Within two months after relaunch, the client reported a 42% increase in paid subscription activity. The platform absorbed that growth without the billing issues, delayed alerts, and production instability that had constrained the previous version.

 

Key outcomes

  • Availability: 99.95% post-stabilization uptime for unplanned outages — about 22 minutes monthly, vs. 43 minutes at 99.9% baseline

  • Release velocity: ~30% shorter release cycles

  • Compliance velocity: ~40% faster first-pass content review through AI-assisted checks

  • Growth: 42% increase in paid subscription activity within two months of relaunch

  • Scale: 450K+ digital investor community, 100K+ mobile app downloads, millions of recordkept advisory communications

  • Compliance posture: Rule 204-2 recordkeeping continuity through platform transfer, exportable for SEC examination

  • Operations: Unified billing, entitlements, alerts, support, CRM, accounting, and compliance workflows

Operational Handover

The engagement closed with a structured operational handover to the client’s in-house engineering and support teams.
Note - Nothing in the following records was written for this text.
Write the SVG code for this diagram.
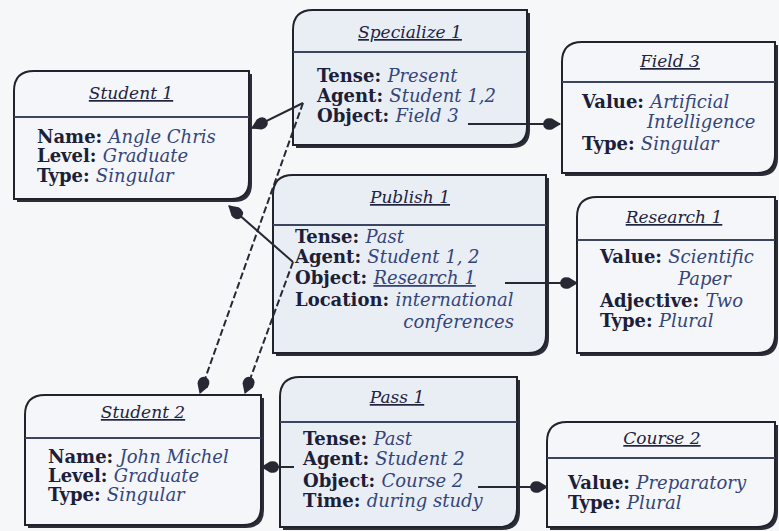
<svg xmlns="http://www.w3.org/2000/svg" width="779" height="531" viewBox="0 0 779 531">
  <style>
    .shadow { fill: #2b2d38; }
    .box { stroke: #20222c; stroke-width: 2; }
    .plain { fill: #f4f6f9; }
    .tint { fill: #e9eef5; }
    .rule { stroke: #3c4560; stroke-width: 2; }
    text { font-family: "DejaVu Serif", "Liberation Serif", serif; font-size: 18px; }
    .title { font-size: 17px; font-style: italic; fill: #1e2340; text-decoration: underline; text-anchor: middle; }
    .lbl { font-weight: bold; fill: #1b2038; }
    .val { font-style: italic; fill: #34457a; }
    .conn { stroke: #262834; stroke-width: 2; fill: none; }
    .dash { stroke-dasharray: 7 3; }
  </style>
  <defs>
    <marker id="head" viewBox="0 0 18 14" refX="17" refY="7" markerWidth="18" markerHeight="14" markerUnits="userSpaceOnUse" orient="auto">
      <path d="M0,7 Q1,0 9,1.5 L18,7 L9,12.5 Q1,14 0,7 Z" fill="#262834"/>
    </marker>
  </defs>

  <rect width="779" height="531" fill="#f6f7f9"/>

  <!-- Student 1 -->
  <g id="student1">
    <path class="shadow" d="M37,74 H252 V184 Q252,202 234,202 H17 V94 Q17,74 37,74 Z"/>
    <path class="box plain" d="M34,71 H249 V181 Q249,199 231,199 H14 V91 Q14,71 34,71 Z"/>
    <line class="rule" x1="14" y1="117" x2="249" y2="117"/>
    <text class="title" x="131" y="99">Student 1</text>
    <text x="37" y="143"><tspan class="lbl">Name: </tspan><tspan class="val">Angle Chris</tspan></text>
    <text x="37" y="162"><tspan class="lbl">Level: </tspan><tspan class="val">Graduate</tspan></text>
    <text x="37" y="182"><tspan class="lbl">Type: </tspan><tspan class="val">Singular</tspan></text>
  </g>

  <!-- Specialize 1 -->
  <g id="specialize1">
    <path class="shadow" d="M316,13 H530 V130 Q530,148 512,148 H296 V33 Q296,13 316,13 Z"/>
    <path class="box tint" d="M313,10 H527 V127 Q527,145 509,145 H293 V30 Q293,10 313,10 Z"/>
    <line class="rule" x1="293" y1="52" x2="527" y2="52"/>
    <text class="title" x="410" y="38">Specialize 1</text>
    <text x="317" y="82"><tspan class="lbl">Tense: </tspan><tspan class="val">Present</tspan></text>
    <text x="317" y="102"><tspan class="lbl">Agent: </tspan><tspan class="val">Student 1,2</tspan></text>
    <text x="317" y="122"><tspan class="lbl">Object: </tspan><tspan class="val">Field 3</tspan></text>
  </g>

  <!-- Field 3 -->
  <g id="field3">
    <path class="shadow" d="M585,45 H778 V158 Q778,176 760,176 H565 V65 Q565,45 585,45 Z"/>
    <path class="box plain" d="M582,42 H775 V155 Q775,173 757,173 H562 V62 Q562,42 582,42 Z"/>
    <line class="rule" x1="562" y1="82" x2="775" y2="82"/>
    <text class="title" x="670" y="67">Field 3</text>
    <text x="582" y="108"><tspan class="lbl">Value: </tspan><tspan class="val">Artificial</tspan></text>
    <text class="val" x="647" y="128">Intelligence</text>
    <text x="582" y="150"><tspan class="lbl">Type: </tspan><tspan class="val">Singular</tspan></text>
  </g>

  <!-- Publish 1 -->
  <g id="publish1">
    <path class="shadow" d="M296,178 H549 V338 Q549,356 531,356 H276 V198 Q276,178 296,178 Z"/>
    <path class="box tint" d="M293,175 H546 V335 Q546,353 528,353 H273 V195 Q273,175 293,175 Z"/>
    <line class="rule" x1="273" y1="225" x2="546" y2="225"/>
    <text class="title" x="410" y="203">Publish 1</text>
    <text x="295" y="243"><tspan class="lbl">Tense: </tspan><tspan class="val">Past</tspan></text>
    <text x="295" y="263"><tspan class="lbl">Agent: </tspan><tspan class="val">Student 1, 2</tspan></text>
    <text x="295" y="284"><tspan class="lbl">Object: </tspan><tspan class="val" text-decoration="underline">Research 1</tspan></text>
    <text x="295" y="306"><tspan class="lbl">Location: </tspan><tspan class="val">international</tspan></text>
    <text class="val" x="514" y="328" text-anchor="end">conferences</text>
  </g>

  <!-- Research 1 -->
  <g id="research1">
    <path class="shadow" d="M600,200 H778 V338 Q778,356 760,356 H580 V220 Q580,200 600,200 Z"/>
    <path class="box plain" d="M597,197 H775 V335 Q775,353 757,353 H577 V217 Q577,197 597,197 Z"/>
    <line class="rule" x1="577" y1="240" x2="775" y2="240"/>
    <text class="title" x="674" y="223">Research 1</text>
    <text x="600" y="263"><tspan class="lbl">Value: </tspan><tspan class="val">Scientific</tspan></text>
    <text class="val" x="678" y="285">Paper</text>
    <text x="600" y="307"><tspan class="lbl">Adjective: </tspan><tspan class="val">Two</tspan></text>
    <text x="600" y="327"><tspan class="lbl">Type: </tspan><tspan class="val">Plural</tspan></text>
  </g>

  <!-- Student 2 -->
  <g id="student2">
    <path class="shadow" d="M48,398 H264 V510 Q264,528 246,528 H28 V418 Q28,398 48,398 Z"/>
    <path class="box plain" d="M45,395 H261 V507 Q261,525 243,525 H25 V415 Q25,395 45,395 Z"/>
    <line class="rule" x1="25" y1="438" x2="261" y2="438"/>
    <text class="title" x="143" y="418">Student 2</text>
    <text x="48" y="463"><tspan class="lbl">Name: </tspan><tspan class="val">John Michel</tspan></text>
    <text x="48" y="482"><tspan class="lbl">Level: </tspan><tspan class="val">Graduate</tspan></text>
    <text x="48" y="501"><tspan class="lbl">Type: </tspan><tspan class="val">Singular</tspan></text>
  </g>

  <!-- Pass 1 -->
  <g id="pass1">
    <path class="shadow" d="M303,380 H520 V512 Q520,530 502,530 H283 V400 Q283,380 303,380 Z"/>
    <path class="box tint" d="M300,377 H517 V509 Q517,527 499,527 H280 V397 Q280,377 300,377 Z"/>
    <line class="rule" x1="280" y1="422" x2="517" y2="422"/>
    <text class="title" x="397" y="403">Pass 1</text>
    <text x="303" y="445"><tspan class="lbl">Tense: </tspan><tspan class="val">Past</tspan></text>
    <text x="303" y="465"><tspan class="lbl">Agent: </tspan><tspan class="val">Student 2</tspan></text>
    <text x="303" y="487"><tspan class="lbl">Object: </tspan><tspan class="val">Course 2</tspan></text>
    <text x="303" y="507"><tspan class="lbl">Time: </tspan><tspan class="val">during study</tspan></text>
  </g>

  <!-- Course 2 -->
  <g id="course2">
    <path class="shadow" d="M570,425 H778 V512 Q778,530 760,530 H550 V445 Q550,425 570,425 Z"/>
    <path class="box plain" d="M567,422 H775 V509 Q775,527 757,527 H547 V442 Q547,422 567,422 Z"/>
    <line class="rule" x1="547" y1="458" x2="775" y2="458"/>
    <text class="title" x="662" y="444">Course 2</text>
    <text x="568" y="489"><tspan class="lbl">Value: </tspan><tspan class="val">Preparatory</tspan></text>
    <text x="568" y="509"><tspan class="lbl">Type: </tspan><tspan class="val">Plural</tspan></text>
  </g>

  <!-- Connectors -->
  <g id="connectors">
    <line class="conn" x1="303" y1="103" x2="252" y2="128" marker-end="url(#head)"/>
    <line class="conn dash" x1="303" y1="103" x2="200" y2="393" marker-end="url(#head)"/>
    <line class="conn" x1="293" y1="262" x2="229" y2="206" marker-end="url(#head)"/>
    <line class="conn dash" x1="293" y1="262" x2="245" y2="393" marker-end="url(#head)"/>
    <line class="conn" x1="468" y1="124" x2="560" y2="124" marker-end="url(#head)"/>
    <line class="conn" x1="505" y1="283" x2="577" y2="283" marker-end="url(#head)"/>
    <line class="conn" x1="294" y1="467" x2="262" y2="467" marker-end="url(#head)"/>
    <line class="conn" x1="478" y1="487" x2="547" y2="487" marker-end="url(#head)"/>
  </g>
</svg>
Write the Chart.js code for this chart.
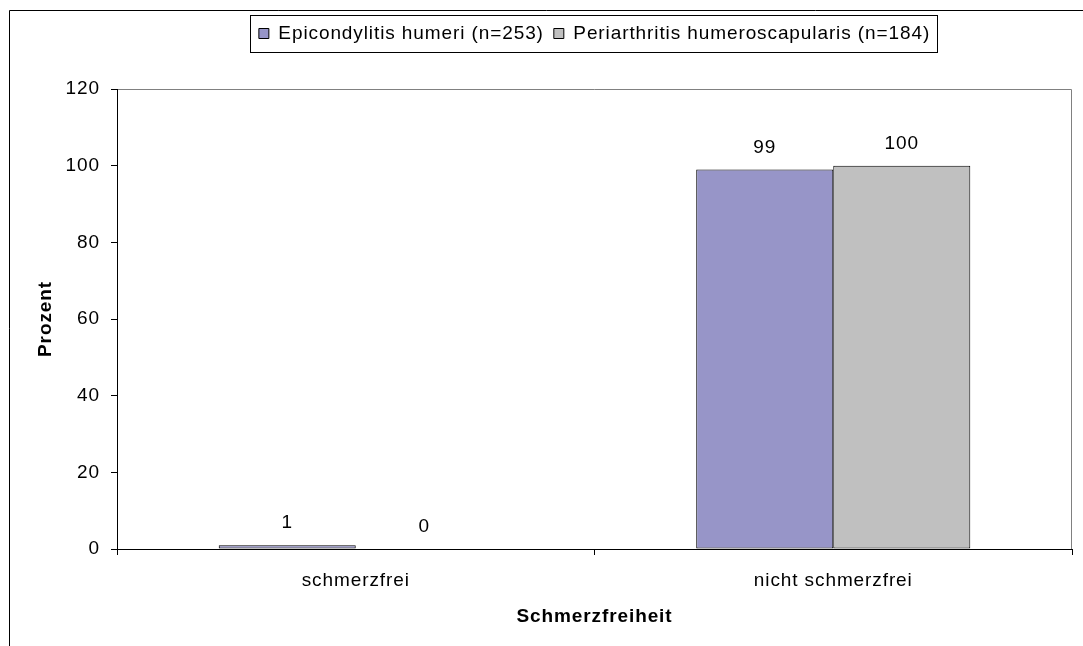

Itexus transferred platform knowledge, documentation, support procedures, Infrastructure-as-Code configuration, deployment process, and incident runbooks through a series of workshops.

 

The handover was straightforward because the platform was documented at every level — architecture, API contracts, business logic, Infrastructure-as-Code configuration, deployment process, and standard support procedures. The handover package included examination-readiness materials showing where SEC Rule 204-2 records live, how they are retained, and how to produce them for internal review or SEC examination support, alongside operational runbooks for known incident classes and the quarterly DR exercise schedule.

 

The client’s team now owns production monitoring, incident escalation, release coordination, and routine maintenance. Itexus remains available for product expansion and specialized engineering support on a Time and Materials basis — but the client is no longer dependent on an external vendor to operate or evolve the platform.